◆ **Task directions**
Return each line of the data below exactly, omitting any pictures.

◆ **Source material**
********************

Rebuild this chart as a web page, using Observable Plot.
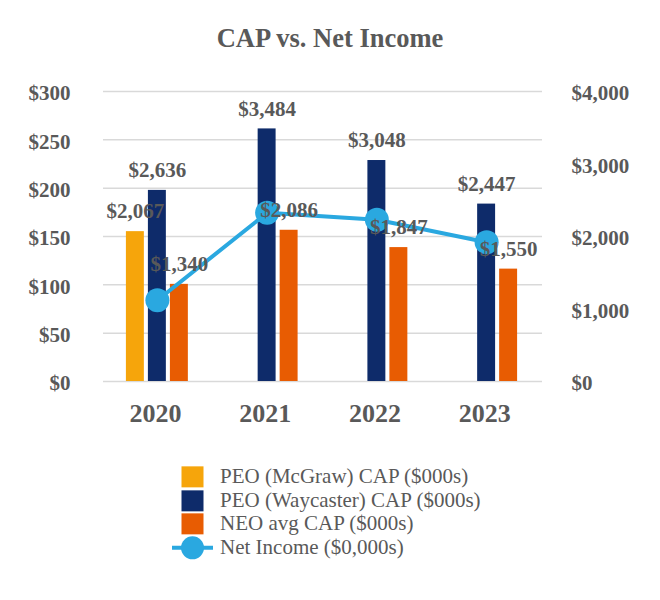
<!DOCTYPE html>
<html>
<head>
<meta charset="utf-8">
<script src="https://cdn.jsdelivr.net/npm/d3@7"></script>
<script src="https://cdn.jsdelivr.net/npm/@observablehq/plot@0.6"></script>
<style>
  body { margin: 0; background: #fff; width: 660px; }
  #title { height: 63px; padding-top: 7px; text-align: center; font: bold 26.5px "Liberation Serif", "Times New Roman", serif; color: #595959; line-height: 62px; box-sizing: content-box; }
  #chart svg { display: block; }
  #legend { padding-top: 25px; padding-left: 172px; font: 21px "Liberation Serif", "Times New Roman", serif; color: #595959; }
  .row { display: flex; align-items: center; height: 23.7px; }
  .row svg { flex: none; width: 41px; height: 23.7px; }
  .row span { margin-left: 7px; white-space: nowrap; line-height: 23.7px; }
</style>
</head>
<body>
<div id="title">CAP vs. Net Income</div>
<div id="chart"></div>
<div id="legend"></div>
<script>
// ---- data ----
const years = ["2020", "2021", "2022", "2023"];
const mcgrawCAP = [2067, null, null, null];          // $000s (secondary axis units)
const waycasterCAP = [2636, 3484, 3048, 2447];       // $000s
const neoCAP = [1340, 2086, 1847, 1550];             // $000s
const netIncome = [84, 174.5, 167.3, 144.1];          // $0,000s (primary axis units)
const leftTicks = [0, 50, 100, 150, 200, 250, 300];
const rightTicks = [0, 1000, 2000, 3000, 4000];
const seriesNames = ["PEO (McGraw) CAP ($000s)", "PEO (Waycaster) CAP ($000s)", "NEO avg CAP ($000s)", "Net Income ($0,000s)"];
const colors = ["#F6A50B", "#0E2B6A", "#E85C02", "#2AA8E0"];

// secondary axis: 4,000 on the right lines up with 300 on the left
const k = 300 / 4000;
const fmt = d3.format(",");

const mk = (arr) => years.map((year, i) => ({year, value: arr[i]})).filter(d => d.value != null);
const mc = mk(mcgrawCAP), wc = mk(waycasterCAP), ne = mk(neoCAP), ni = mk(netIncome);

const barOpts = (fill, dx) => ({x: "year", y: d => d.value * k, fill, dx: dx - 1, insetLeft: 45.9, insetRight: 45.9});
const labOpts = (dx) => ({x: "year", y: d => d.value * k, text: d => "$" + fmt(d.value), dx: dx - 1, dy: -20,
  lineAnchor: "middle", fontSize: 21, fontWeight: "bold", fill: "#595959"});

const plot = Plot.plot({
  width: 660,
  height: 370,
  marginTop: 21,
  marginBottom: 59,
  marginLeft: 103,
  marginRight: 118,
  style: "font-family: 'Liberation Serif', 'Times New Roman', serif; font-weight: bold; color: #595959; background: #fff; overflow: visible;",
  x: {domain: years, padding: 0, round: false, label: null},
  y: {domain: [0, 300], label: null},
  marks: [
    Plot.gridY(leftTicks, {stroke: "#D9D9D9", strokeOpacity: 1, strokeWidth: 1.5}),
    Plot.axisY(leftTicks, {anchor: "left", tickSize: 0, tickPadding: 33, dy: 2, fontSize: 21, fontWeight: "bold", tickFormat: d => "$" + d, label: null}),
    Plot.axisY(rightTicks.map(v => v * k), {anchor: "right", tickSize: 0, tickPadding: 29, dy: 2, fontSize: 21, fontWeight: "bold", tickFormat: d => "$" + fmt(Math.round(d / k)), label: null}),
    Plot.axisX({tickSize: 0, tickPadding: 22, fontSize: 26, fontWeight: "bold", dx: -3, label: null}),
    Plot.barY(mc, barOpts(colors[0], -22)),
    Plot.barY(wc, barOpts(colors[1], 0)),
    Plot.barY(ne, barOpts(colors[2], 22)),
    Plot.line(ni, {x: "year", y: "value", stroke: colors[3], strokeWidth: 4, dx: -1}),
    Plot.dot(ni, {x: "year", y: "value", r: 12, fill: colors[3], stroke: "none", dx: -1}),
    Plot.text(mc, labOpts(-22)),
    Plot.text(wc, labOpts(0)),
    Plot.text(ne, labOpts(22))
  ]
});
document.getElementById("chart").appendChild(plot);

// ---- legend ----
const legend = d3.select("#legend");
seriesNames.forEach((name, i) => {
  const row = legend.append("div").attr("class", "row");
  const s = row.append("svg");
  if (i < 3) {
    s.append("rect").attr("x", 9.5).attr("y", 1.35).attr("width", 22).attr("height", 21).attr("fill", colors[i]);
  } else {
    s.append("line").attr("x1", 0).attr("x2", 41).attr("y1", 11.85).attr("y2", 11.85).attr("stroke", colors[i]).attr("stroke-width", 4);
    s.append("circle").attr("cx", 20.5).attr("cy", 11.85).attr("r", 11.5).attr("fill", colors[i]);
  }
  row.append("span").text(name);
});
</script>
</body>
</html>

********************

◆ **Task response**
Rebuild this chart as a web page, using Observable Plot.
<!DOCTYPE html>
<html>
<head>
<meta charset="utf-8">
<script src="https://cdn.jsdelivr.net/npm/d3@7"></script>
<script src="https://cdn.jsdelivr.net/npm/@observablehq/plot@0.6"></script>
<style>
  body { margin: 0; background: #fff; width: 660px; }
  #title { height: 63px; padding-top: 7px; text-align: center; font: bold 26.5px "Liberation Serif", "Times New Roman", serif; color: #595959; line-height: 62px; box-sizing: content-box; }
  #chart svg { display: block; }
  #legend { padding-top: 25px; padding-left: 172px; font: 21px "Liberation Serif", "Times New Roman", serif; color: #595959; }
  .row { display: flex; align-items: center; height: 23.7px; }
  .row svg { flex: none; width: 41px; height: 23.7px; }
  .row span { margin-left: 7px; white-space: nowrap; line-height: 23.7px; }
</style>
</head>
<body>
<div id="title">CAP vs. Net Income</div>
<div id="chart"></div>
<div id="legend"></div>
<script>
// ---- data ----
const years = ["2020", "2021", "2022", "2023"];
const mcgrawCAP = [2067, null, null, null];          // $000s (secondary axis units)
const waycasterCAP = [2636, 3484, 3048, 2447];       // $000s
const neoCAP = [1340, 2086, 1847, 1550];             // $000s
const netIncome = [84, 174.5, 167.3, 144.1];          // $0,000s (primary axis units)
const leftTicks = [0, 50, 100, 150, 200, 250, 300];
const rightTicks = [0, 1000, 2000, 3000, 4000];
const seriesNames = ["PEO (McGraw) CAP ($000s)", "PEO (Waycaster) CAP ($000s)", "NEO avg CAP ($000s)", "Net Income ($0,000s)"];
const colors = ["#F6A50B", "#0E2B6A", "#E85C02", "#2AA8E0"];

// secondary axis: 4,000 on the right lines up with 300 on the left
const k = 300 / 4000;
const fmt = d3.format(",");

const mk = (arr) => years.map((year, i) => ({year, value: arr[i]})).filter(d => d.value != null);
const mc = mk(mcgrawCAP), wc = mk(waycasterCAP), ne = mk(neoCAP), ni = mk(netIncome);

const barOpts = (fill, dx) => ({x: "year", y: d => d.value * k, fill, dx: dx - 1, insetLeft: 45.9, insetRight: 45.9});
const labOpts = (dx) => ({x: "year", y: d => d.value * k, text: d => "$" + fmt(d.value), dx: dx - 1, dy: -20,
  lineAnchor: "middle", fontSize: 21, fontWeight: "bold", fill: "#595959"});

const plot = Plot.plot({
  width: 660,
  height: 370,
  marginTop: 21,
  marginBottom: 59,
  marginLeft: 103,
  marginRight: 118,
  style: "font-family: 'Liberation Serif', 'Times New Roman', serif; font-weight: bold; color: #595959; background: #fff; overflow: visible;",
  x: {domain: years, padding: 0, round: false, label: null},
  y: {domain: [0, 300], label: null},
  marks: [
    Plot.gridY(leftTicks, {stroke: "#D9D9D9", strokeOpacity: 1, strokeWidth: 1.5}),
    Plot.axisY(leftTicks, {anchor: "left", tickSize: 0, tickPadding: 33, dy: 2, fontSize: 21, fontWeight: "bold", tickFormat: d => "$" + d, label: null}),
    Plot.axisY(rightTicks.map(v => v * k), {anchor: "right", tickSize: 0, tickPadding: 29, dy: 2, fontSize: 21, fontWeight: "bold", tickFormat: d => "$" + fmt(Math.round(d / k)), label: null}),
    Plot.axisX({tickSize: 0, tickPadding: 22, fontSize: 26, fontWeight: "bold", dx: -3, label: null}),
    Plot.barY(mc, barOpts(colors[0], -22)),
    Plot.barY(wc, barOpts(colors[1], 0)),
    Plot.barY(ne, barOpts(colors[2], 22)),
    Plot.line(ni, {x: "year", y: "value", stroke: colors[3], strokeWidth: 4, dx: -1}),
    Plot.dot(ni, {x: "year", y: "value", r: 12, fill: colors[3], stroke: "none", dx: -1}),
    Plot.text(mc, labOpts(-22)),
    Plot.text(wc, labOpts(0)),
    Plot.text(ne, labOpts(22))
  ]
});
document.getElementById("chart").appendChild(plot);

// ---- legend ----
const legend = d3.select("#legend");
seriesNames.forEach((name, i) => {
  const row = legend.append("div").attr("class", "row");
  const s = row.append("svg");
  if (i < 3) {
    s.append("rect").attr("x", 9.5).attr("y", 1.35).attr("width", 22).attr("height", 21).attr("fill", colors[i]);
  } else {
    s.append("line").attr("x1", 0).attr("x2", 41).attr("y1", 11.85).attr("y2", 11.85).attr("stroke", colors[i]).attr("stroke-width", 4);
    s.append("circle").attr("cx", 20.5).attr("cy", 11.85).attr("r", 11.5).attr("fill", colors[i]);
  }
  row.append("span").text(name);
});
</script>
</body>
</html>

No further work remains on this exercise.